FUTURE ISLANDS, Electric Ballroom – Evening Standard, 8 May 2014

https://www.youtube.com/watch?v=1Ee4bfu_t3c

It’s been a long time coming but Future Islands are having their moment and it was a pleasure to see. “This is our 15th, 16th, 17th time in London?” queried the Baltimore trio’s singer Samuel T Herring, surely aware that the vast majority of this sizeable audience had never seen his band before.

The reason for the change in fortune after four albums is a viral video of the group’s debut TV appearance, which revealed Herring to be one of the strangest men to lead an otherwise poppy, accessible group in some years.

With his barrel chest, tight T-shirt and smart trousers, it’s rather like watching a hipster synthpop act led by Simon Cowell, and that’s before he begins his repertoire of crouched, rubbery dance moves and impassioned hand gestures.

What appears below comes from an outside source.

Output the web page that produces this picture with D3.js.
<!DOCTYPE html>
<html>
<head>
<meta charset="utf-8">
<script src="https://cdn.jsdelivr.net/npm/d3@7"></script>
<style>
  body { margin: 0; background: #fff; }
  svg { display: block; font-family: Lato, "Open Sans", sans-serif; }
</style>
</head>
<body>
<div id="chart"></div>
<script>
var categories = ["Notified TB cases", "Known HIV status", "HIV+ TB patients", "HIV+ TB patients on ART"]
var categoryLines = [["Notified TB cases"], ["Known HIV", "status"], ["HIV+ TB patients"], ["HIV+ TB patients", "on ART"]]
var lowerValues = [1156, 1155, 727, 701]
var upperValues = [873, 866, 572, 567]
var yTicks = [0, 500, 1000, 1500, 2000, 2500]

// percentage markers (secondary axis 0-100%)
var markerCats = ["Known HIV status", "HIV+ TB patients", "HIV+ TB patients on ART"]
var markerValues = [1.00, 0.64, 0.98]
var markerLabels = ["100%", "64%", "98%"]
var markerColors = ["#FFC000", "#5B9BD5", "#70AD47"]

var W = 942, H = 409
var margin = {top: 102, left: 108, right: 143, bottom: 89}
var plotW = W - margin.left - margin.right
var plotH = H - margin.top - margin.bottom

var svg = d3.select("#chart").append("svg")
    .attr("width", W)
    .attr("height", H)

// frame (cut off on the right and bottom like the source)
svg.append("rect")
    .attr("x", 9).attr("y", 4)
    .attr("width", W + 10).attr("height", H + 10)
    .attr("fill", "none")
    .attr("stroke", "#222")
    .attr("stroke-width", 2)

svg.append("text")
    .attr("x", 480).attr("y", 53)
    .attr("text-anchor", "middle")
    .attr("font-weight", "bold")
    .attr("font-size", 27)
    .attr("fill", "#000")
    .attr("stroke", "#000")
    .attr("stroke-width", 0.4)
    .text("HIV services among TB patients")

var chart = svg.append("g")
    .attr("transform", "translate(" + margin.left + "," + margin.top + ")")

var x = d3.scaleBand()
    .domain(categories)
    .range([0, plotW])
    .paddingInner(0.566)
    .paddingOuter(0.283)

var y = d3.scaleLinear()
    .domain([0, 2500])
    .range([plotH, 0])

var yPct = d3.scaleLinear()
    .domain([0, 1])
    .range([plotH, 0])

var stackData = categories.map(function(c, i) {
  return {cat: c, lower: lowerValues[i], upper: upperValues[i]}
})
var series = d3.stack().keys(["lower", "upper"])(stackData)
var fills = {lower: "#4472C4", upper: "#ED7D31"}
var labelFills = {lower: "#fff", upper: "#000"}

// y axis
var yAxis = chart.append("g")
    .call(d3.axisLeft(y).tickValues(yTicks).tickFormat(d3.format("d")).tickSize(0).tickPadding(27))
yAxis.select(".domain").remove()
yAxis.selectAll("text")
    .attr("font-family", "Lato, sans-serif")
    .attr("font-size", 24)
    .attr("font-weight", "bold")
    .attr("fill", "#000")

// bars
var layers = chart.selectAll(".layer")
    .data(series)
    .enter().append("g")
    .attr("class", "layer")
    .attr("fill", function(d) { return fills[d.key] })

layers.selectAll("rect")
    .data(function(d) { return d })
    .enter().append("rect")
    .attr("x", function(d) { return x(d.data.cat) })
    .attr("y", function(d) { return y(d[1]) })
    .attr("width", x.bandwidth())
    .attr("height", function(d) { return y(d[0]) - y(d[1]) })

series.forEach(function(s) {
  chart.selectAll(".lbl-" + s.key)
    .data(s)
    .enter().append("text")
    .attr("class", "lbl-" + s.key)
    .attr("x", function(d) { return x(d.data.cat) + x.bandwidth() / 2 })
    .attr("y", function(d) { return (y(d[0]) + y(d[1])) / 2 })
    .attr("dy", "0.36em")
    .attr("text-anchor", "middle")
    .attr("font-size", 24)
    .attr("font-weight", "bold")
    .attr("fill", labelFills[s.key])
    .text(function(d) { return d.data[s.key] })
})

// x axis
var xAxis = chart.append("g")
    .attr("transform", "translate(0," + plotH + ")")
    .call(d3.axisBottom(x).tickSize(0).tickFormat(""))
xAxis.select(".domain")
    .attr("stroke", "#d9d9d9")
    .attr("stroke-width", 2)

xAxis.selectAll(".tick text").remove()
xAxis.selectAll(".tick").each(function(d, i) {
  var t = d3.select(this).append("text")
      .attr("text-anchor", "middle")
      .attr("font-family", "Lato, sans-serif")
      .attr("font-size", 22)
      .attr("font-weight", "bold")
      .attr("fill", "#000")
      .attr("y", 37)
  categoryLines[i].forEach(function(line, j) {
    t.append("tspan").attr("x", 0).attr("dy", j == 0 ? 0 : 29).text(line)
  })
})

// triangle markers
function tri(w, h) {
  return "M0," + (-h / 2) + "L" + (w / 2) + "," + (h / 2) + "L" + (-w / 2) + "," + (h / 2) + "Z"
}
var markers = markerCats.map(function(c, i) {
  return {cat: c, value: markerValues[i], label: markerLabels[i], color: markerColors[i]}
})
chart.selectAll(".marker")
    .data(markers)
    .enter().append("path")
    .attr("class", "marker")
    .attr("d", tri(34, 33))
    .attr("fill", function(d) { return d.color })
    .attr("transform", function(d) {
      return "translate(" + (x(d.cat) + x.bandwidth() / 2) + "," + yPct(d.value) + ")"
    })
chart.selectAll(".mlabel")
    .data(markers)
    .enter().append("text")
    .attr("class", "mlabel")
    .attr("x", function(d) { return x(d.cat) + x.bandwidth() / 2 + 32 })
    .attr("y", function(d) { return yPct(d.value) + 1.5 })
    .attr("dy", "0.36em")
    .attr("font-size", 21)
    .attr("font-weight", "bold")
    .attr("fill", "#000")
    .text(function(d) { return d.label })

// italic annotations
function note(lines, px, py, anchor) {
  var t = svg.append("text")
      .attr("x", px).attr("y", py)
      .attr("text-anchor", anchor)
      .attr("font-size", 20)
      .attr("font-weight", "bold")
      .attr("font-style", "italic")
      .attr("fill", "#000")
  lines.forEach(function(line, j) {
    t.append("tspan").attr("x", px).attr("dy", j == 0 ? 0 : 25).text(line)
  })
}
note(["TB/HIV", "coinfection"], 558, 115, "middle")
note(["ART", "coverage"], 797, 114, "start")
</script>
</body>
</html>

Initially I sensed a hint of mockery in the cheers that went up when he did anything from the YouTube clip, whether thumping his chest so hard that you could hear it, or lurching from his usual croon into a gut-wrenching metal roar. Herring needs to watch that he doesn’t become an indie Ricky Gervais, forever being urged to “do the dance”.

Yet as his intense between-song asides proved, he’s deadly serious. Once people became accustomed to his quirks, it was easy to be swept away by William Cashion’s crisp basslines and the retro synth washes of Gerrit Welmers.

They have the songs to turn this moment into something much bigger.